[Extracted records]
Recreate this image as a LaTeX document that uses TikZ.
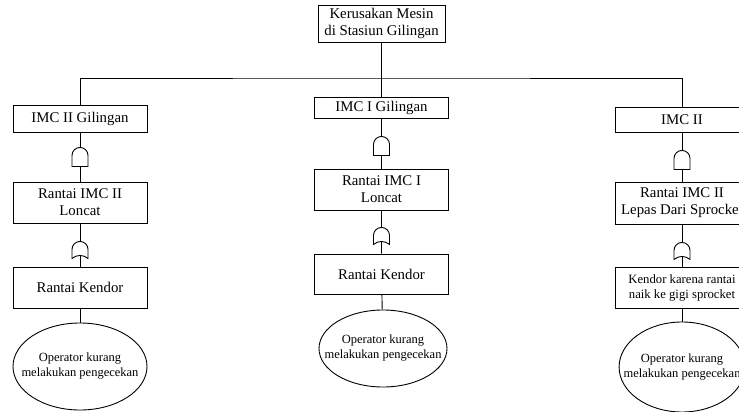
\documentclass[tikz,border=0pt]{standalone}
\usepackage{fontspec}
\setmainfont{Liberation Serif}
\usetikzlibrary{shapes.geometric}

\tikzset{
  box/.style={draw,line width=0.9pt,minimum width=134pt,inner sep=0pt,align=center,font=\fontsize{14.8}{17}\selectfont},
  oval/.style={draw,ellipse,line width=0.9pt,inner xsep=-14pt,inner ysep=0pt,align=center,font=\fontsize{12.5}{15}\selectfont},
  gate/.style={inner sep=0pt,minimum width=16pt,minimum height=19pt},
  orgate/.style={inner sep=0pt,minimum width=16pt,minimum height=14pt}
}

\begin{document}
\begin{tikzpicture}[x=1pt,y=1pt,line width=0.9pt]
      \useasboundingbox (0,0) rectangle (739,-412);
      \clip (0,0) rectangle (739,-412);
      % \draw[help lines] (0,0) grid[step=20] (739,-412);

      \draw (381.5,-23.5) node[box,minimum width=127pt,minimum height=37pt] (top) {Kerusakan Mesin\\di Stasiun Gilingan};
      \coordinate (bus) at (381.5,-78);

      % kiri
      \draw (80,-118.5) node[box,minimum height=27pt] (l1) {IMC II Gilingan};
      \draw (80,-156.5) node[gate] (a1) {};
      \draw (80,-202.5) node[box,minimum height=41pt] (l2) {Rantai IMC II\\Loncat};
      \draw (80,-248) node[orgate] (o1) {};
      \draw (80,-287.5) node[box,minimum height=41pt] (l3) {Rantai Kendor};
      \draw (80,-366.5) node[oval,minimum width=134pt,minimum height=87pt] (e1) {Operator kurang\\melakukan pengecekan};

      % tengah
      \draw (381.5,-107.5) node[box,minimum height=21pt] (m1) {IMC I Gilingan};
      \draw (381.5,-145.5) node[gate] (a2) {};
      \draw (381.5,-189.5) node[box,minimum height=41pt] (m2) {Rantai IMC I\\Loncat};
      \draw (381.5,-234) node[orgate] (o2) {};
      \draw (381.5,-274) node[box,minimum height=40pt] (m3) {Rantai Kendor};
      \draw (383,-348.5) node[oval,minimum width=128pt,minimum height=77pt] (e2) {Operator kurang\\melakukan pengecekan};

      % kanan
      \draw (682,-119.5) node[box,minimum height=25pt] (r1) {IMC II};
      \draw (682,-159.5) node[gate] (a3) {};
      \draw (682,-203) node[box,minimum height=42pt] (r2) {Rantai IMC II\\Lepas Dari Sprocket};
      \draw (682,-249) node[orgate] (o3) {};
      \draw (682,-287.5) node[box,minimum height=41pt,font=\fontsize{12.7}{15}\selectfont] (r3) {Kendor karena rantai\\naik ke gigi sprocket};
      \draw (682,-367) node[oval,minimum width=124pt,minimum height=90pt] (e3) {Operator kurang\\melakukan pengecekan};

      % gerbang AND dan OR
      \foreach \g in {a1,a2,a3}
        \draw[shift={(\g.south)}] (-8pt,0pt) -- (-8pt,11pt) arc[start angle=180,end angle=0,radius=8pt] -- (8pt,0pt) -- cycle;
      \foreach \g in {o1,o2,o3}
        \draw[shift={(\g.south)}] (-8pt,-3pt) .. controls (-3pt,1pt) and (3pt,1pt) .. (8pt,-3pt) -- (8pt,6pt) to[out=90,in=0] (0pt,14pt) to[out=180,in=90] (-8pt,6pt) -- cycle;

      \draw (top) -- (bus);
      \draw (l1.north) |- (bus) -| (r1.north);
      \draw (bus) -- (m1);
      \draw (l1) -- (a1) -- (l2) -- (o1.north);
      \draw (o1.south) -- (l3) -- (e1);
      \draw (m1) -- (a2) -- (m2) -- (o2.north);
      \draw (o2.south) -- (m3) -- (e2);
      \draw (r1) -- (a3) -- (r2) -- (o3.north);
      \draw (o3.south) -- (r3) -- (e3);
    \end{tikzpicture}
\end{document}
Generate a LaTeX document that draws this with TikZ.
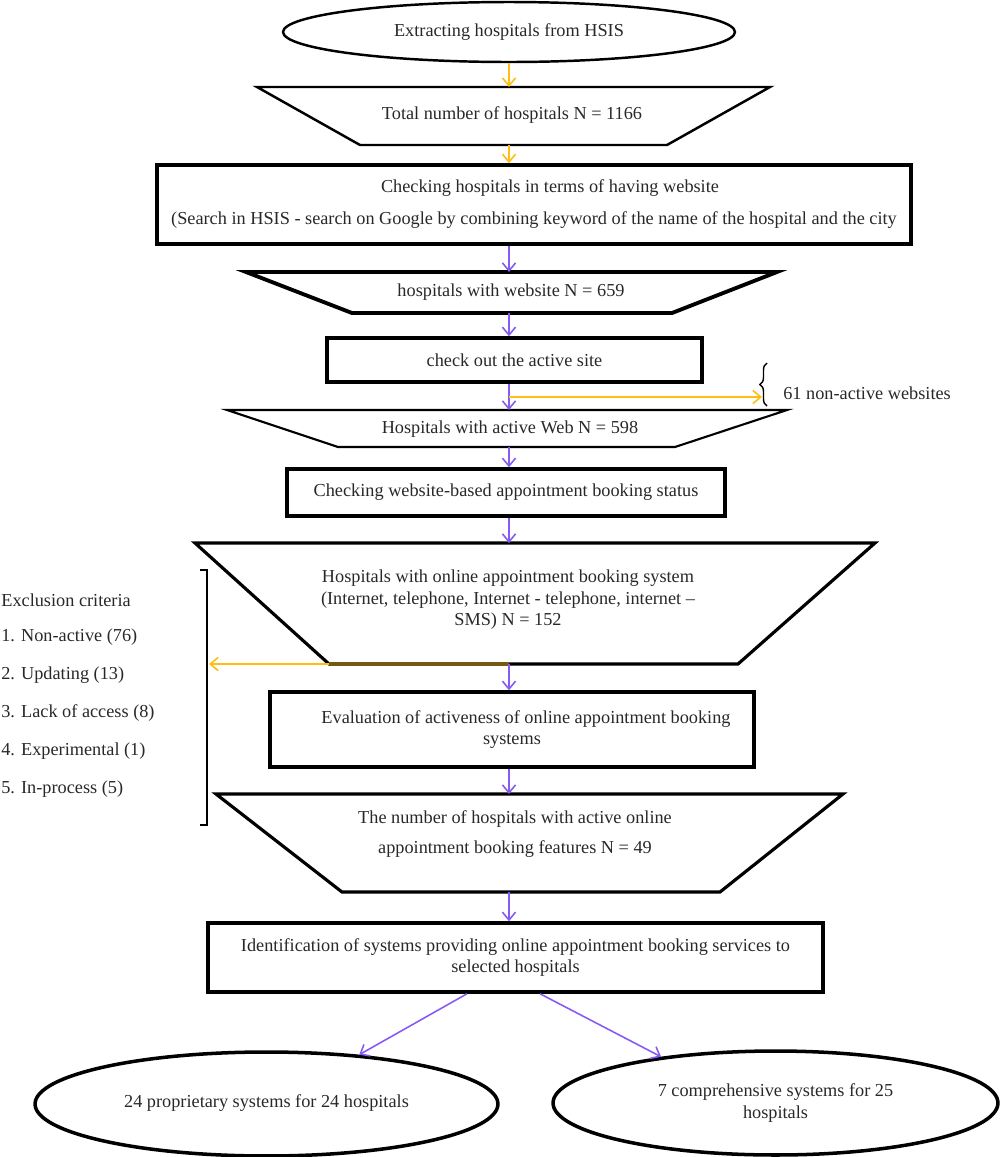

Short task
Leave out the pictures and give the rest of the records again exactly.

Solution
Recreate this image as a LaTeX document that uses TikZ.
\documentclass[tikz,border=0pt]{standalone}
\usepackage{fontspec}
\setmainfont{Liberation Serif}
\usetikzlibrary{shapes.geometric}

\tikzset{
  box/.style={draw,line width=0.9pt,minimum width=134pt,inner sep=0pt,align=center,font=\fontsize{14.8}{17}\selectfont},
  oval/.style={draw,ellipse,line width=0.9pt,inner xsep=-14pt,inner ysep=0pt,align=center,font=\fontsize{12.5}{15}\selectfont},
  gate/.style={inner sep=0pt,minimum width=16pt,minimum height=19pt},
  orgate/.style={inner sep=0pt,minimum width=16pt,minimum height=14pt}
}

\begin{document}
\begin{tikzpicture}[x=1pt,y=1pt,line width=0.9pt]
      \useasboundingbox (0,0) rectangle (739,-412);
      \clip (0,0) rectangle (739,-412);
      % \draw[help lines] (0,0) grid[step=20] (739,-412);

      \draw (381.5,-23.5) node[box,minimum width=127pt,minimum height=37pt] (top) {Kerusakan Mesin\\di Stasiun Gilingan};
      \coordinate (bus) at (381.5,-78);

      % kiri
      \draw (80,-118.5) node[box,minimum height=27pt] (l1) {IMC II Gilingan};
      \draw (80,-156.5) node[gate] (a1) {};
      \draw (80,-202.5) node[box,minimum height=41pt] (l2) {Rantai IMC II\\Loncat};
      \draw (80,-248) node[orgate] (o1) {};
      \draw (80,-287.5) node[box,minimum height=41pt] (l3) {Rantai Kendor};
      \draw (80,-366.5) node[oval,minimum width=134pt,minimum height=87pt] (e1) {Operator kurang\\melakukan pengecekan};

      % tengah
      \draw (381.5,-107.5) node[box,minimum height=21pt] (m1) {IMC I Gilingan};
      \draw (381.5,-145.5) node[gate] (a2) {};
      \draw (381.5,-189.5) node[box,minimum height=41pt] (m2) {Rantai IMC I\\Loncat};
      \draw (381.5,-234) node[orgate] (o2) {};
      \draw (381.5,-274) node[box,minimum height=40pt] (m3) {Rantai Kendor};
      \draw (383,-348.5) node[oval,minimum width=128pt,minimum height=77pt] (e2) {Operator kurang\\melakukan pengecekan};

      % kanan
      \draw (682,-119.5) node[box,minimum height=25pt] (r1) {IMC II};
      \draw (682,-159.5) node[gate] (a3) {};
      \draw (682,-203) node[box,minimum height=42pt] (r2) {Rantai IMC II\\Lepas Dari Sprocket};
      \draw (682,-249) node[orgate] (o3) {};
      \draw (682,-287.5) node[box,minimum height=41pt,font=\fontsize{12.7}{15}\selectfont] (r3) {Kendor karena rantai\\naik ke gigi sprocket};
      \draw (682,-367) node[oval,minimum width=124pt,minimum height=90pt] (e3) {Operator kurang\\melakukan pengecekan};

      % gerbang AND dan OR
      \foreach \g in {a1,a2,a3}
        \draw[shift={(\g.south)}] (-8pt,0pt) -- (-8pt,11pt) arc[start angle=180,end angle=0,radius=8pt] -- (8pt,0pt) -- cycle;
      \foreach \g in {o1,o2,o3}
        \draw[shift={(\g.south)}] (-8pt,-3pt) .. controls (-3pt,1pt) and (3pt,1pt) .. (8pt,-3pt) -- (8pt,6pt) to[out=90,in=0] (0pt,14pt) to[out=180,in=90] (-8pt,6pt) -- cycle;

      \draw (top) -- (bus);
      \draw (l1.north) |- (bus) -| (r1.north);
      \draw (bus) -- (m1);
      \draw (l1) -- (a1) -- (l2) -- (o1.north);
      \draw (o1.south) -- (l3) -- (e1);
      \draw (m1) -- (a2) -- (m2) -- (o2.north);
      \draw (o2.south) -- (m3) -- (e2);
      \draw (r1) -- (a3) -- (r2) -- (o3.north);
      \draw (o3.south) -- (r3) -- (e3);
    \end{tikzpicture}
\end{document}
Generate a LaTeX document that draws this with TikZ.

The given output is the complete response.